My reaction: This is pretty scary actually. It looks like there are going to be millions of very hungry and angry people in India this year as food prices rise...
1) India is likely to miss its procurement target as unseasonal rains have flattened crops and destroying hopes of a bumper harvest.
2) Last year, when government procurement agencies fell short of their targets, the government was forced to import wheat at much higher international market rates to ensure availability of bread (roti) at subsidized rates.
3) General elections start in India later this month (explaining why Indian officials are lying about this spring's wheat harvest)

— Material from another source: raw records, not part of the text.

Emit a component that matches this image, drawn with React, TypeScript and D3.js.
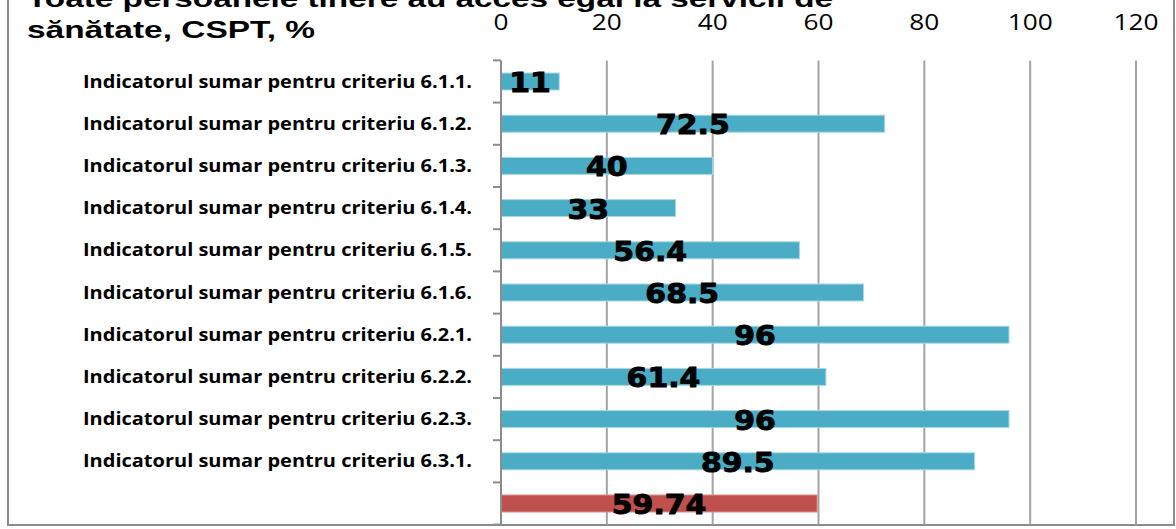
import React from "react";
import * as d3 from "d3";

const titleLines = [
  "Toate persoanele tinere au acces egal la servicii de",
  "sănătate, CSPT, %",
];
const categories = [
  "Indicatorul sumar pentru criteriu 6.1.1.",
  "Indicatorul sumar pentru criteriu 6.1.2.",
  "Indicatorul sumar pentru criteriu 6.1.3.",
  "Indicatorul sumar pentru criteriu 6.1.4.",
  "Indicatorul sumar pentru criteriu 6.1.5.",
  "Indicatorul sumar pentru criteriu 6.1.6.",
  "Indicatorul sumar pentru criteriu 6.2.1.",
  "Indicatorul sumar pentru criteriu 6.2.2.",
  "Indicatorul sumar pentru criteriu 6.2.3.",
  "Indicatorul sumar pentru criteriu 6.3.1.",
  "",
];
const values = [11, 72.5, 40, 33, 56.4, 68.5, 96, 61.4, 96, 89.5, 59.74];
const valueLabels = ["11", "72.5", "40", "33", "56.4", "68.5", "96", "61.4", "96", "89.5", "59.74"];
const xTicks = [0, 20, 40, 60, 80, 100, 120];

const W = 1176;
const H = 529;
const plot = { left: 501, right: 1136, top: 60.4, bottom: 524.6 };

export default function App() {
  const x = d3.scaleLinear().domain([0, 120]).range([plot.left, plot.right]);
  const y = d3
    .scaleBand<number>()
    .domain(d3.range(categories.length))
    .range([plot.top, plot.bottom])
    .paddingInner(0)
    .paddingOuter(0);
  const barH = 17;
  const boundaries = d3.range(categories.length + 1).map((i) => plot.top + i * y.step());

  return (
    <svg
      width={W}
      height={H}
      style={{ position: "absolute", left: 0, top: 0, background: "#fff" }}
    >
      {/* outer frame */}
      <rect x={8} y={-20} width={1166} height={545} fill="#fff" stroke="#8c8c8c" strokeWidth={2} />

      {/* title */}
      {titleLines.map((t, i) => (
        <text
          key={i}
          x={27}
          y={7 + i * 30.7}
          fontFamily="'Liberation Sans', Arial, sans-serif"
          fontWeight="bold"
          fontSize={23.5}
          textLength={i === 0 ? 806 : 288}
          lengthAdjust="spacingAndGlyphs"
          fill="#000"
        >
          {t}
        </text>
      ))}

      {/* gridlines */}
      {xTicks.slice(1).map((t) => (
        <line key={t} x1={x(t)} x2={x(t)} y1={plot.top} y2={plot.bottom} stroke="#a3a3a3" strokeWidth={2} />
      ))}

      {/* tick labels */}
      {xTicks.map((t) => (
        <g key={t} transform={`translate(${x(t)},30) scale(1.25,1)`}>
          <text textAnchor="middle" fontFamily="'Open Sans', sans-serif" fontSize={21} fill="#000">
            {t}
          </text>
        </g>
      ))}

      {/* bars */}
      {values.map((v, i) => {
        const cy = (y(i) as number) + y.bandwidth() / 2;
        const isTotal = i === values.length - 1;
        return (
          <rect
            key={i}
            x={x(0)}
            y={cy - barH / 2}
            width={x(v) - x(0)}
            height={barH}
            fill={isTotal ? "#C0504D" : "#4BACC6"}
            stroke={isTotal ? "#d98e8c" : "#a9d7e4"}
            strokeWidth={1}
          />
        );
      })}

      {/* axis line and ticks */}
      <line x1={plot.left} x2={plot.left} y1={plot.top} y2={plot.bottom} stroke="#8c8c8c" strokeWidth={2} />
      {boundaries.map((b, i) => (
        <line key={i} x1={493} x2={plot.left} y1={b} y2={b} stroke="#8c8c8c" strokeWidth={2} />
      ))}

      {/* category labels */}
      {categories.map((c, i) => {
        if (!c) return null;
        const cy = (y(i) as number) + y.bandwidth() / 2;
        return (
          <text
            key={i}
            x={472}
            y={cy + 6}
            textAnchor="end"
            fontFamily="'Open Sans', sans-serif"
            fontWeight="bold"
            fontSize={17.5}
            textLength={389}
            lengthAdjust="spacingAndGlyphs"
            fill="#000"
          >
            {c}
          </text>
        );
      })}

      {/* value labels */}
      {values.map((v, i) => {
        const cy = (y(i) as number) + y.bandwidth() / 2;
        const cx = (x(0) + x(v)) / 2;
        return (
          <g key={i} transform={`translate(${cx},${cy + 10.5}) scale(1.15,1)`}>
            <text
              textAnchor="middle"
              fontFamily="'DejaVu Sans', Verdana, sans-serif"
              fontWeight="bold"
              fontSize={26}
              fill="#000"
              stroke="#000"
              strokeWidth={0.9}
            >
              {valueLabels[i]}
            </text>
          </g>
        );
      })}
    </svg>
  );
}
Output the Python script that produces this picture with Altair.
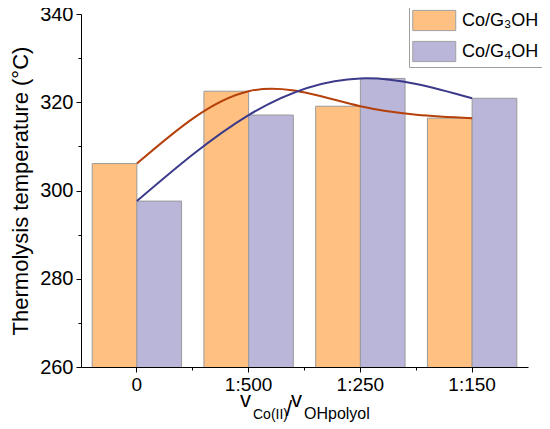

4) While Punjab's director of agriculture has said there were "no reports of extensive damage to crops had been received so far", Punjab's government has sanctioned a relief package ($960,000) as natural calamity relief fund to help farmers whose have suffered extensive damage to their crops.
5) The central government has recently banned the private sale of wheat in Punjab and Haryana, and farmers will only be allowed to sell their produce to the government.
6) Farmers are getting market value for wheat at Rs.1,600 per quintal from private purchasers, far above the government's minimum support price (MSP) of Rs.1,000 per quintal.
7) Many farmers have already sold their wheat to private players who have even offered to pick up the harvested stocks from the fields instead of from the grain markets.
"I have already sold my wheat to a private buyer. There is no going back on my decision. The government has no right to stop me from selling my produce to anyone,"
8) To stop wheat being smuggled out of the province, The Punjab government is set to ban all inter-district and inter-provincial transportation. (Despite vowing four months ago not to do so)
9) Government officials insist that the ban on private sale and inter-district/provincial transportation are necessary to meet to Procurement targets.
10) India's antiquated grain storage system is falling apart, which is making the situation worse.
Conclusion: India will, once again, be import millions of tons of wheat at much higher international market rates. The rising costs of these imports will undoubtedly force India to scale back its subsidized food policy and millions will go hungry.